» **Rows from a dataset of charts and code**:

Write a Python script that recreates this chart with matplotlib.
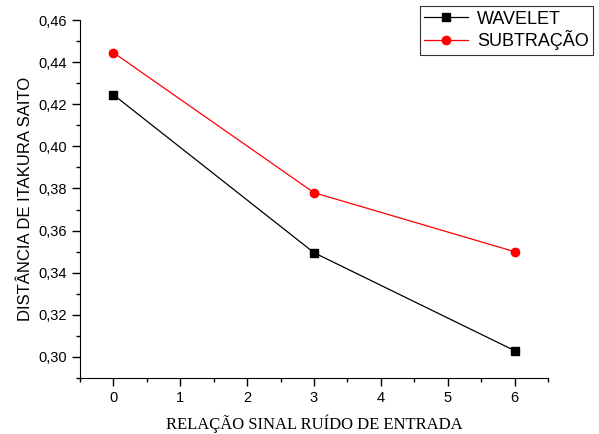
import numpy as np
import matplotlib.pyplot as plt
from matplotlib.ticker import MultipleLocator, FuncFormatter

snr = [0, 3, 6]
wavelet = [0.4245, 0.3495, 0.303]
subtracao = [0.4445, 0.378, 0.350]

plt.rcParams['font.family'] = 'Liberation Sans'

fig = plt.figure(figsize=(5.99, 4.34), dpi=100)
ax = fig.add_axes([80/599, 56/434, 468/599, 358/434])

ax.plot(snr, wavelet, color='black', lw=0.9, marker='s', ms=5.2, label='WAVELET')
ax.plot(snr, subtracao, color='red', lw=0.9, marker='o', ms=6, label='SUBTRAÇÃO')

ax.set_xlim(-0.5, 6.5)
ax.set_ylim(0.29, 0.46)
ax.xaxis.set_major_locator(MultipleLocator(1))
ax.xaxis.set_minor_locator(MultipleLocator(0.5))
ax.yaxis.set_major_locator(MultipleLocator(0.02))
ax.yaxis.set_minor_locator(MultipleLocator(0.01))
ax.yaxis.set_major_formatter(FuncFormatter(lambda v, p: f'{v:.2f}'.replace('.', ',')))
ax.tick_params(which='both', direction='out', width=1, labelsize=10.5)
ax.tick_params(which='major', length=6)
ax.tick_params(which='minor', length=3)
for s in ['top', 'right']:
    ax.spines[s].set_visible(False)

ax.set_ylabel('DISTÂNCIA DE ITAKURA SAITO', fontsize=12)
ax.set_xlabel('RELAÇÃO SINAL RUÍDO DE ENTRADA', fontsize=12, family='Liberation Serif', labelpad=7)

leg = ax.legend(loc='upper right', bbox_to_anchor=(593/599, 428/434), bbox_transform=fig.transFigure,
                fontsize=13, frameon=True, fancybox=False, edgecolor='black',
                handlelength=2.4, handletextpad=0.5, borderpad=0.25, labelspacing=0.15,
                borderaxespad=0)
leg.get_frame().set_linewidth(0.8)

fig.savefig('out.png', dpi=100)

---

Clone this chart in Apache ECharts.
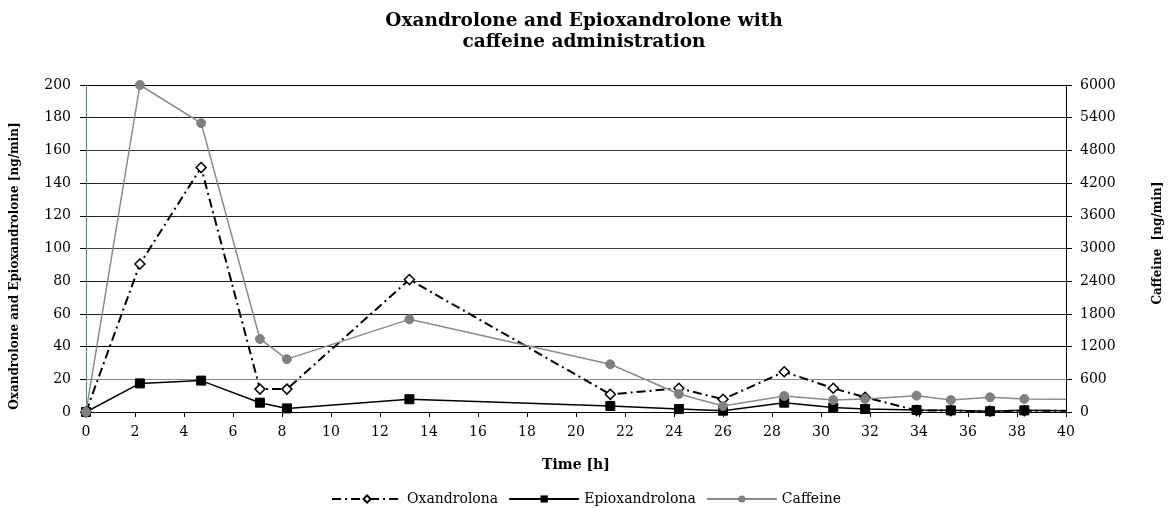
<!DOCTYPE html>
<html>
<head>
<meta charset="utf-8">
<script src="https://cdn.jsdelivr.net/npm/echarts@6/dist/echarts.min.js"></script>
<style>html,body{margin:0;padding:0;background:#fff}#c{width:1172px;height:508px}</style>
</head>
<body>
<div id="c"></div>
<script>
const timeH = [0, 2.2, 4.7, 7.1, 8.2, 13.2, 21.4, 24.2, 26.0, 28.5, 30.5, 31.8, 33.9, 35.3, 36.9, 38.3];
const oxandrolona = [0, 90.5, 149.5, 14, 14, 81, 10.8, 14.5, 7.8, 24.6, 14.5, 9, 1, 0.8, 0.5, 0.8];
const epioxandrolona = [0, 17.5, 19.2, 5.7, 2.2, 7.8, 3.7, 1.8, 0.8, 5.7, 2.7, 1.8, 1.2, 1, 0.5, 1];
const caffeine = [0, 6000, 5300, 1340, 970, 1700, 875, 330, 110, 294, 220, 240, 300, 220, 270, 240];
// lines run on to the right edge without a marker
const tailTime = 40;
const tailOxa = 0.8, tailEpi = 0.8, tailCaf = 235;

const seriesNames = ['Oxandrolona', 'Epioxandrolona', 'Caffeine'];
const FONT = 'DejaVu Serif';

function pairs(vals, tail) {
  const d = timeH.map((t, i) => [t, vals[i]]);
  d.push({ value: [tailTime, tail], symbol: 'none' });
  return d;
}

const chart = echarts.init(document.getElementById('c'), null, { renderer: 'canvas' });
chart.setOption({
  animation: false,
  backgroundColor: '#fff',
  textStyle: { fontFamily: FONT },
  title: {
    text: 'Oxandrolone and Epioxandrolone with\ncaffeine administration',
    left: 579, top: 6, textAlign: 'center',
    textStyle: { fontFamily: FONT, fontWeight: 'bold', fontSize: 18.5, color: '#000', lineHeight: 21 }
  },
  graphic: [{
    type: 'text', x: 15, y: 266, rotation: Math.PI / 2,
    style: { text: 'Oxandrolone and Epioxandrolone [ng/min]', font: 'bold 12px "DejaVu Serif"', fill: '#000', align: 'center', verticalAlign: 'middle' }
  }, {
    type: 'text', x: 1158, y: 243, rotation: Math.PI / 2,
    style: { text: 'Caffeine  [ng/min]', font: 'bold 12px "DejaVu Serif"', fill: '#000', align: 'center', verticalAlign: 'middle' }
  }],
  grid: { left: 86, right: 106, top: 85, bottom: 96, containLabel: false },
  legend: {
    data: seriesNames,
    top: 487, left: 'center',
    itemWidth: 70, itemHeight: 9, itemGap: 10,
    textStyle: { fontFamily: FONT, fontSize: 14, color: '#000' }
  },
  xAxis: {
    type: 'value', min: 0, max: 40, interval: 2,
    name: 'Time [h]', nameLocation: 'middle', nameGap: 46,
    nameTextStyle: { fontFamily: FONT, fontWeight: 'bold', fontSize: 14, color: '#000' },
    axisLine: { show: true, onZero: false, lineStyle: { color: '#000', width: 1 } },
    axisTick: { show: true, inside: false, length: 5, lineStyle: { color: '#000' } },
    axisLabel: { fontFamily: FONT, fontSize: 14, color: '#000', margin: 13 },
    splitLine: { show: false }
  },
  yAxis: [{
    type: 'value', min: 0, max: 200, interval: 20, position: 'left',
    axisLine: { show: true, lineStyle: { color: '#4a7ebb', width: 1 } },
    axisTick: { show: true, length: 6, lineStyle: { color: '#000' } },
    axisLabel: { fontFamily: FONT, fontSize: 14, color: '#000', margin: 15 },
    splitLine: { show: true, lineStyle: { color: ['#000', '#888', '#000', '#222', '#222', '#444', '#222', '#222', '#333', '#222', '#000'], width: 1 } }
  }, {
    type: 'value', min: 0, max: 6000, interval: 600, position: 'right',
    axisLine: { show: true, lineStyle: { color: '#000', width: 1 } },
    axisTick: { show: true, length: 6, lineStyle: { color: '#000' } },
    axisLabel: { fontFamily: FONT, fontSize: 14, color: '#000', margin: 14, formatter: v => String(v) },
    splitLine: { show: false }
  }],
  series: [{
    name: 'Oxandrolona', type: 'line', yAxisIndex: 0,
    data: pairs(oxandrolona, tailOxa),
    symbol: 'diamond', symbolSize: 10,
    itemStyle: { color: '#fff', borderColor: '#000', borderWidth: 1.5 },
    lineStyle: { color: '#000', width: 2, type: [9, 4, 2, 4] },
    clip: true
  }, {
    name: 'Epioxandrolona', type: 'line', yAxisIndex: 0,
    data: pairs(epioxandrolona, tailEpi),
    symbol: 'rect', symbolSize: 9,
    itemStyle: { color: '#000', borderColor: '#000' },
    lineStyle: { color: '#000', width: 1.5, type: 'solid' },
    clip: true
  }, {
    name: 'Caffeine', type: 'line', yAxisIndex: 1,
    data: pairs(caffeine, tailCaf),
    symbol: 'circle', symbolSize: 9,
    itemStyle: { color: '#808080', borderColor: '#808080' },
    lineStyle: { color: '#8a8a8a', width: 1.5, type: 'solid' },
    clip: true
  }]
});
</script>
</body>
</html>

--

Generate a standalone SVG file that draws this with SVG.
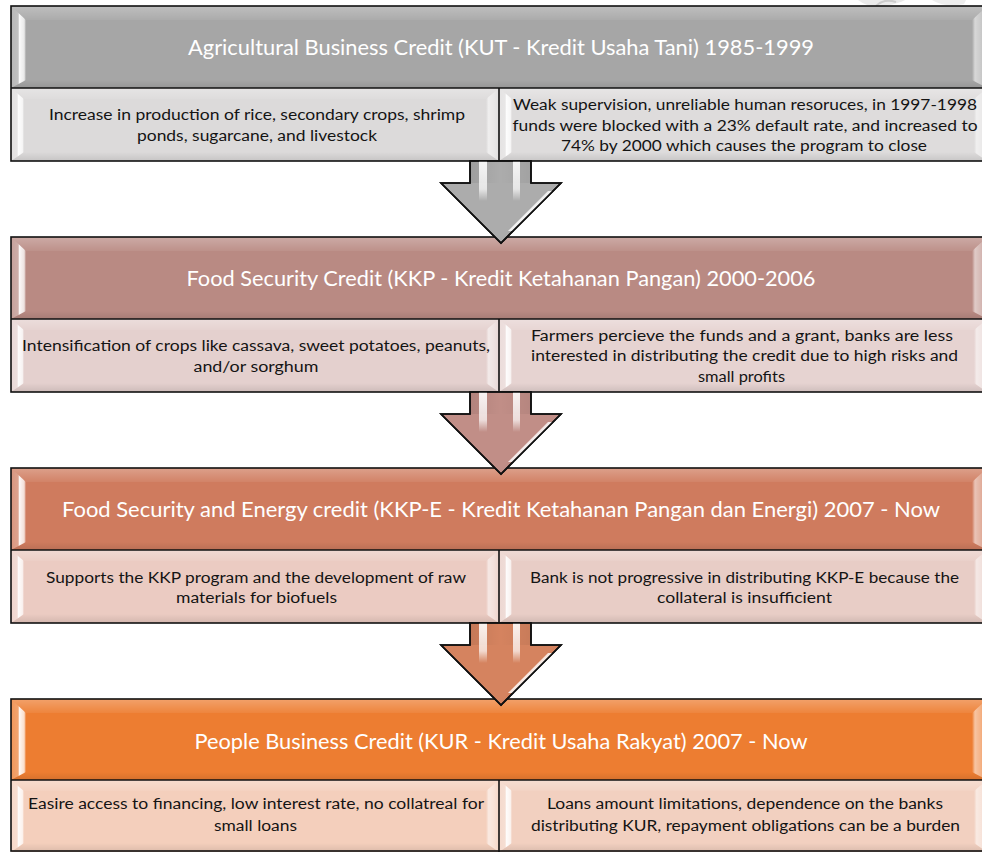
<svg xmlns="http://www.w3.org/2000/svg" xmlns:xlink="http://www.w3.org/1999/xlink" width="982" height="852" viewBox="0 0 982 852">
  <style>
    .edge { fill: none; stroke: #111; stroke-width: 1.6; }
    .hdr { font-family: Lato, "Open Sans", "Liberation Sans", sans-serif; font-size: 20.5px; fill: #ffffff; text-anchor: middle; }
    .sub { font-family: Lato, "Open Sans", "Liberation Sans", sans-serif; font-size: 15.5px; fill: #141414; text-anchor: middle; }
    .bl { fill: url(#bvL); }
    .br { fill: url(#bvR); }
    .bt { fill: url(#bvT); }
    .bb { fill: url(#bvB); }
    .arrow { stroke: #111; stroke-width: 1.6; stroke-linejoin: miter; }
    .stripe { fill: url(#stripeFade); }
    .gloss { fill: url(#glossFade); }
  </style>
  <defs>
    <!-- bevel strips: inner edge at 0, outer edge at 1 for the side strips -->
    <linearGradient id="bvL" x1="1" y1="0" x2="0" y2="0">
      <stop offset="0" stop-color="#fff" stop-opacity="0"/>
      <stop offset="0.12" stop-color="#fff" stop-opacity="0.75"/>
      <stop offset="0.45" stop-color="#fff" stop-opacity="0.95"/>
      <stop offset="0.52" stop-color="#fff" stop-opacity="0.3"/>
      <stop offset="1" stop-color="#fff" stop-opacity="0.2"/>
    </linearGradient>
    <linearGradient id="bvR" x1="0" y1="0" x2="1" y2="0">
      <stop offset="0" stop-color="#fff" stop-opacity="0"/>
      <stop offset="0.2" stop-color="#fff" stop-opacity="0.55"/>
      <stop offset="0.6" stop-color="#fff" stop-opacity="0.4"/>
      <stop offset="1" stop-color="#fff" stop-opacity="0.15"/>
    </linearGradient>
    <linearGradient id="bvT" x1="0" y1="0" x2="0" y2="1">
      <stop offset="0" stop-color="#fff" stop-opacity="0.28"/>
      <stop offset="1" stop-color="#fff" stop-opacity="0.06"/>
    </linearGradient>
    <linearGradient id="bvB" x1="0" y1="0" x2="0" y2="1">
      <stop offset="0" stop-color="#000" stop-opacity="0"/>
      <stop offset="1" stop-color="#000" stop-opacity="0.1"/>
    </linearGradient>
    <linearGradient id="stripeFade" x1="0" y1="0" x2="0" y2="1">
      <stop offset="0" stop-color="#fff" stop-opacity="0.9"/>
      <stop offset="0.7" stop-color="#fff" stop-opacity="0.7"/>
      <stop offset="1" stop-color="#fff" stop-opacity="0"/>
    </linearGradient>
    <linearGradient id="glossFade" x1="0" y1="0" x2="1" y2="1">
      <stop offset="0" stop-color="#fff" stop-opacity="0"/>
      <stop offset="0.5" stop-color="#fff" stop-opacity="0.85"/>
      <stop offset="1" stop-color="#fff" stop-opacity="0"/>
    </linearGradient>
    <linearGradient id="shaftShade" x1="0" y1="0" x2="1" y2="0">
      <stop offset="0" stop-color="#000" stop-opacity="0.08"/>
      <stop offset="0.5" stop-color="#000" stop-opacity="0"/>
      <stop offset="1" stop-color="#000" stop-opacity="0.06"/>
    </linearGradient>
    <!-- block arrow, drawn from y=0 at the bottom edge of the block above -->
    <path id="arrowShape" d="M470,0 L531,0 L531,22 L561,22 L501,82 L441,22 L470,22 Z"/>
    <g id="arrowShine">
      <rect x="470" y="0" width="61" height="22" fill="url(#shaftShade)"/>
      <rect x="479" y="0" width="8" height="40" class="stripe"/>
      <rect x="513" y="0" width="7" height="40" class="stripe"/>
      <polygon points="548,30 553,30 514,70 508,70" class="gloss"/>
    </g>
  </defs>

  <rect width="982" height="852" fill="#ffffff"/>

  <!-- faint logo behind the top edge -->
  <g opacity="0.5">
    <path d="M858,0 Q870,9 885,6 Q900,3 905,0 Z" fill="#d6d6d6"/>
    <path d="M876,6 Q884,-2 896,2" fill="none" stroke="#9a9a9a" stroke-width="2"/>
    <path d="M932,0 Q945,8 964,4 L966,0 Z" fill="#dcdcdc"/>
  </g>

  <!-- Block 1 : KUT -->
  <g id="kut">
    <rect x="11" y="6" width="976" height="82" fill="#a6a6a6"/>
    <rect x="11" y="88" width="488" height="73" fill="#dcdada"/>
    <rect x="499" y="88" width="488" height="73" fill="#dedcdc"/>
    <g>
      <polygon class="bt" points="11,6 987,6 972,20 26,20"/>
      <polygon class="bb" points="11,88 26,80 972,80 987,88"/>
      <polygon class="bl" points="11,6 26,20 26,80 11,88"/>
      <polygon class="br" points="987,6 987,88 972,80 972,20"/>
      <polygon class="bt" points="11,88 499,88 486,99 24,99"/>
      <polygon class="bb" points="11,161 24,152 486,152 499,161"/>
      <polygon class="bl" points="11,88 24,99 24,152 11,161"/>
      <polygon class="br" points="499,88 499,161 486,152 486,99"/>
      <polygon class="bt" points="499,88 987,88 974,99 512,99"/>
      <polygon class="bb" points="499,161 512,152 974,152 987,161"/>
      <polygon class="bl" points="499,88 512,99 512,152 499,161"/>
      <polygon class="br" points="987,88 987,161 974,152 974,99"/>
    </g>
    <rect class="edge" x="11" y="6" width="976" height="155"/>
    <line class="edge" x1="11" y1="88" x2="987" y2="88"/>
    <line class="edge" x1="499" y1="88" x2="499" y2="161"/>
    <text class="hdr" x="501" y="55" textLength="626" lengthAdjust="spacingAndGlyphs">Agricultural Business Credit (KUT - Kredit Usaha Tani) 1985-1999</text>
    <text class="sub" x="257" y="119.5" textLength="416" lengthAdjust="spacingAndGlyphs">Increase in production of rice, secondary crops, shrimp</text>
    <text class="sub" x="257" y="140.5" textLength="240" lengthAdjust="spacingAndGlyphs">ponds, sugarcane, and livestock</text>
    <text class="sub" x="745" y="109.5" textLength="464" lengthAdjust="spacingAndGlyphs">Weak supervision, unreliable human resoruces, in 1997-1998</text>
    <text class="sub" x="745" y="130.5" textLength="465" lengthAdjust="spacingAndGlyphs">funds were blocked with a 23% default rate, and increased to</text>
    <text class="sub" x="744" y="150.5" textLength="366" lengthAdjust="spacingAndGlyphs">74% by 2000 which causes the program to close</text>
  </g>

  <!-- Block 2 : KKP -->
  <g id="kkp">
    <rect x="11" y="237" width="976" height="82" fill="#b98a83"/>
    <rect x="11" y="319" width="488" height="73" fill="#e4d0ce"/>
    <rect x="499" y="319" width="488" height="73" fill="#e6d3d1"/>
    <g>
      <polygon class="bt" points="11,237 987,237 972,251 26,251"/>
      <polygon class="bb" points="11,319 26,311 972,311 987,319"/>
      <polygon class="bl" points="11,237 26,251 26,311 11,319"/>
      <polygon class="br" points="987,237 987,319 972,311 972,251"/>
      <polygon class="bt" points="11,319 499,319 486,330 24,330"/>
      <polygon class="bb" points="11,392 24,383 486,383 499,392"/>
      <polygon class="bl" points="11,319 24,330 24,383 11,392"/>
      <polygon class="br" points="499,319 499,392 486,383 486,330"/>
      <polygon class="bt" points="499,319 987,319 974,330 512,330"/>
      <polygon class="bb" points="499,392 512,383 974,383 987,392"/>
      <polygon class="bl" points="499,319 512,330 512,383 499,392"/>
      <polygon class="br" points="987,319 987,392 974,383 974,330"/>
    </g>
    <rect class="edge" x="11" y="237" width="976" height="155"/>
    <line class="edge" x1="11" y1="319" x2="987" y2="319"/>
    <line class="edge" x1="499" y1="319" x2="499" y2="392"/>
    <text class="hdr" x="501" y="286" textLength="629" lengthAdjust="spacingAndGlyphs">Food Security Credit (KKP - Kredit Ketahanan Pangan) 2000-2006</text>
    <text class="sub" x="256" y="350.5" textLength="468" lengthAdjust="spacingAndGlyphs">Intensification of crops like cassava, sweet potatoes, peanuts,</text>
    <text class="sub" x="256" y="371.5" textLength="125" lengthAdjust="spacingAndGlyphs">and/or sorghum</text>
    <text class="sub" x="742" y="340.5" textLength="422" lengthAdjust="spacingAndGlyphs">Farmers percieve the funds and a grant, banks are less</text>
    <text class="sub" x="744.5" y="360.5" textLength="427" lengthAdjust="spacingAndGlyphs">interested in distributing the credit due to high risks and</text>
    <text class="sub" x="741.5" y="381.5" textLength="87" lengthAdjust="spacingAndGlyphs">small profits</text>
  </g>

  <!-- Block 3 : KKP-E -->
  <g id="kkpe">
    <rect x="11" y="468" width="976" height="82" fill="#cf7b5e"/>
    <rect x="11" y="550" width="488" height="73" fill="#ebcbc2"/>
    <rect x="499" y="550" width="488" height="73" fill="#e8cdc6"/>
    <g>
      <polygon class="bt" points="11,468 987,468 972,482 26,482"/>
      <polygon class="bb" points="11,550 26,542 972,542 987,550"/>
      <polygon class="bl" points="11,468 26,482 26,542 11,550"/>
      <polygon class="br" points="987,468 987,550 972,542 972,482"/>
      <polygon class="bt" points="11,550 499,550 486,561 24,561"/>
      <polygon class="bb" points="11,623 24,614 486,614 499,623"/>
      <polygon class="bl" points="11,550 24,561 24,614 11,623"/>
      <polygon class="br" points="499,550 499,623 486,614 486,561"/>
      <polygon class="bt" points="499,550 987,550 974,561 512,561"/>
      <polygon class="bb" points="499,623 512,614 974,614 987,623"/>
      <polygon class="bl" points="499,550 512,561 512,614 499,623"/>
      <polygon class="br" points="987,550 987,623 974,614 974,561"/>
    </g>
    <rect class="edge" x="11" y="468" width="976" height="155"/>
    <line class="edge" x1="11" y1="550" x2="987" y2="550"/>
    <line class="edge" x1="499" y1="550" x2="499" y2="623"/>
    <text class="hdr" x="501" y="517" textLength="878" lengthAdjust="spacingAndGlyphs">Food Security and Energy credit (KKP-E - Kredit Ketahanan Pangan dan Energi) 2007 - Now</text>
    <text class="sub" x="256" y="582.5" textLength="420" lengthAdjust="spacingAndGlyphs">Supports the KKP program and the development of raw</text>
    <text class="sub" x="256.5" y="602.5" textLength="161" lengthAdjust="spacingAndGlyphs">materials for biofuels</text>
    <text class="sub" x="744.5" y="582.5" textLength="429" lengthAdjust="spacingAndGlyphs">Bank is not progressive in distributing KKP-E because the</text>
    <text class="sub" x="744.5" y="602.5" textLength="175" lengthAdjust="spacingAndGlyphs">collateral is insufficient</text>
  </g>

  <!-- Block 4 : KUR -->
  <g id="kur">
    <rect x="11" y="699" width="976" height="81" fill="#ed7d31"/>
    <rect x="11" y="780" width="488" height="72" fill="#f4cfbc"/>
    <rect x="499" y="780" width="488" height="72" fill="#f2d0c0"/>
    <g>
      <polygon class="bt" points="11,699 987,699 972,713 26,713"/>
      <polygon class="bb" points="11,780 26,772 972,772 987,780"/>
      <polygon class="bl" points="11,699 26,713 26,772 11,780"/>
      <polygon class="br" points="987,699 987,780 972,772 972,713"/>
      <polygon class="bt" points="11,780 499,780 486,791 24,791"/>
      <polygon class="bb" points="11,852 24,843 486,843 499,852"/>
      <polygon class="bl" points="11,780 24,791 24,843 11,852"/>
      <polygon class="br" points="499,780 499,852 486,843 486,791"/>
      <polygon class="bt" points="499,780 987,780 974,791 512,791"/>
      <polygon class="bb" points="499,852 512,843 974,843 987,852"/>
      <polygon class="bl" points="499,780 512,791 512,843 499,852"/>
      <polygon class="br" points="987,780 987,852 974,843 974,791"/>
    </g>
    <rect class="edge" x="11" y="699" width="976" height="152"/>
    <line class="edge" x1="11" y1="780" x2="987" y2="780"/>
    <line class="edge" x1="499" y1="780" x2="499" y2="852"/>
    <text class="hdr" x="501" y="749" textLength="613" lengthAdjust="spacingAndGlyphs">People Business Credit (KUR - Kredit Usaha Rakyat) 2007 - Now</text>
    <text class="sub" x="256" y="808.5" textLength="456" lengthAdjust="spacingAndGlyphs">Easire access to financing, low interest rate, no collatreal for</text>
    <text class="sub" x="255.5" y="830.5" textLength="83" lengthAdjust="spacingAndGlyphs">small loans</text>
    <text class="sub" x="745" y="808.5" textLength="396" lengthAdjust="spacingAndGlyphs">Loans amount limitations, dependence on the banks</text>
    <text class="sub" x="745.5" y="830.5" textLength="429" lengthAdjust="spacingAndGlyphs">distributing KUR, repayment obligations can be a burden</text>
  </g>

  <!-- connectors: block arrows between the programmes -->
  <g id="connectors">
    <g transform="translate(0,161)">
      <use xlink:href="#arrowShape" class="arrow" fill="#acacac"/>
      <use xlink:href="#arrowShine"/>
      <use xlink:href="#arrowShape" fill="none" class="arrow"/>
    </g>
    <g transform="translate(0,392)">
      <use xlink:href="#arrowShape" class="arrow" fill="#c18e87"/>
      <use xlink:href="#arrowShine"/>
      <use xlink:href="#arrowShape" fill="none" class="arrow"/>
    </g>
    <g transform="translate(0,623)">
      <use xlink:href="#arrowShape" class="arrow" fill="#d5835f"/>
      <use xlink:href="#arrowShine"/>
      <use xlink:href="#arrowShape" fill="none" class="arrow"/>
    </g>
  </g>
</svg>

» **Exercise instructions**:
Pictures should be left out. Retype only the run of lines from the line containing "Write a Python" to the line containing "ax = fig.add_axes([80/599, 56/434, 468/599, 358/434])", inclusive.

» **Correct output**:
Write a Python script that recreates this chart with matplotlib.
import numpy as np
import matplotlib.pyplot as plt
from matplotlib.ticker import MultipleLocator, FuncFormatter

snr = [0, 3, 6]
wavelet = [0.4245, 0.3495, 0.303]
subtracao = [0.4445, 0.378, 0.350]

plt.rcParams['font.family'] = 'Liberation Sans'

fig = plt.figure(figsize=(5.99, 4.34), dpi=100)
ax = fig.add_axes([80/599, 56/434, 468/599, 358/434])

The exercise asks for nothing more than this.